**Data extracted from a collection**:
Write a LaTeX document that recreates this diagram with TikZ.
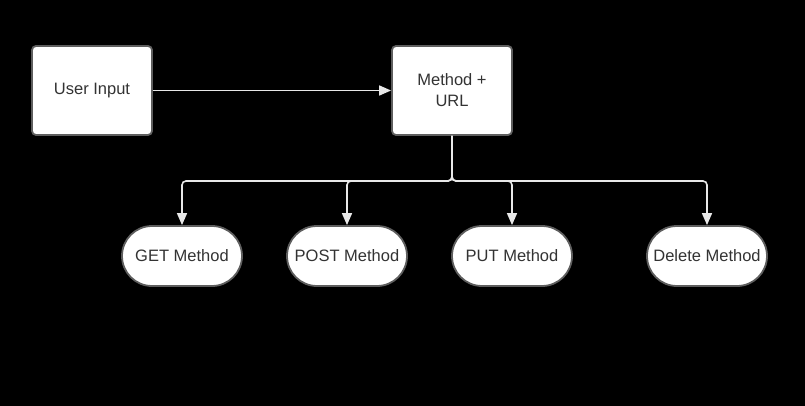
\documentclass[tikz,border=0pt]{standalone}
\usepackage{fontspec}
\setmainfont{Liberation Sans}
\usetikzlibrary{arrows.meta,shapes.misc}
\definecolor{bordergray}{HTML}{5E5E5E}
\definecolor{textgray}{HTML}{333333}
\definecolor{linegray}{HTML}{E8E8E8}
\begin{document}
\begin{tikzpicture}[x=1pt,y=-1pt,
  box/.style={draw=bordergray,line width=1.8pt,fill=white,rounded corners=4pt,
    minimum width=120pt,minimum height=89pt,inner sep=0pt,align=center,
    text=textgray,font=\fontsize{16.5}{21}\selectfont},
  pill/.style={draw=bordergray,line width=1.8pt,fill=white,rounded rectangle,
    minimum width=120pt,minimum height=60pt,inner sep=0pt,align=center,
    text=textgray,font=\fontsize{16.5}{21}\selectfont},
  conn/.style={draw=linegray,line width=1.6pt,-{Triangle[length=12pt,width=10pt]}}]
\fill[black] (0,0) rectangle (805,406);
\useasboundingbox (0,0) rectangle (805,406);
\node[box] (ui) at (92,90.5) {User Input};
\node[box] (mu) at (452,90.5) {Method +\\URL};
\node[pill] (get) at (182,256) {GET Method};
\node[pill] (post) at (347,256) {POST Method};
\node[pill] (put) at (512,256) {PUT Method};
\node[pill] (del) at (707,256) {Delete Method};
\coordinate (bus) at (452,181);
\draw[conn] (ui) -- (mu);
\foreach \t in {get,post,put,del}{
  \draw[conn,rounded corners=4pt] (mu.south) -- (bus) -| (\t.north);
}
\end{tikzpicture}
\end{document}
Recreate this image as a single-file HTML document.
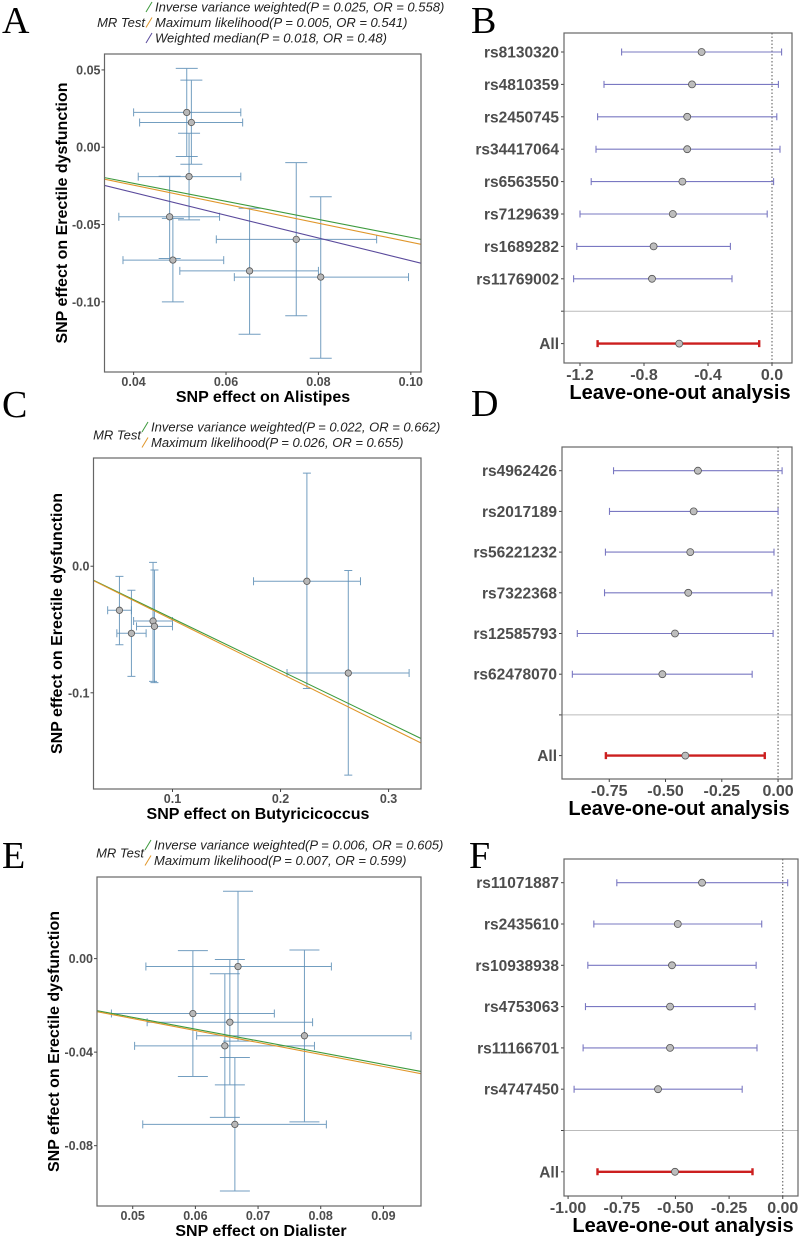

**AIM**: Reproduce every line exactly and omit all pictures.

**THE COMPLETED TASK**:
Write a LaTeX document that recreates this diagram with TikZ.
\documentclass[tikz,border=0pt]{standalone}
\usepackage{fontspec}
\setmainfont{Liberation Sans}
\usetikzlibrary{arrows.meta,shapes.misc}
\definecolor{bordergray}{HTML}{5E5E5E}
\definecolor{textgray}{HTML}{333333}
\definecolor{linegray}{HTML}{E8E8E8}
\begin{document}
\begin{tikzpicture}[x=1pt,y=-1pt,
  box/.style={draw=bordergray,line width=1.8pt,fill=white,rounded corners=4pt,
    minimum width=120pt,minimum height=89pt,inner sep=0pt,align=center,
    text=textgray,font=\fontsize{16.5}{21}\selectfont},
  pill/.style={draw=bordergray,line width=1.8pt,fill=white,rounded rectangle,
    minimum width=120pt,minimum height=60pt,inner sep=0pt,align=center,
    text=textgray,font=\fontsize{16.5}{21}\selectfont},
  conn/.style={draw=linegray,line width=1.6pt,-{Triangle[length=12pt,width=10pt]}}]
\fill[black] (0,0) rectangle (805,406);
\useasboundingbox (0,0) rectangle (805,406);
\node[box] (ui) at (92,90.5) {User Input};
\node[box] (mu) at (452,90.5) {Method +\\URL};
\node[pill] (get) at (182,256) {GET Method};
\node[pill] (post) at (347,256) {POST Method};
\node[pill] (put) at (512,256) {PUT Method};
\node[pill] (del) at (707,256) {Delete Method};
\coordinate (bus) at (452,181);
\draw[conn] (ui) -- (mu);
\foreach \t in {get,post,put,del}{
  \draw[conn,rounded corners=4pt] (mu.south) -- (bus) -| (\t.north);
}
\end{tikzpicture}
\end{document}
Recreate this image as a single-file HTML document.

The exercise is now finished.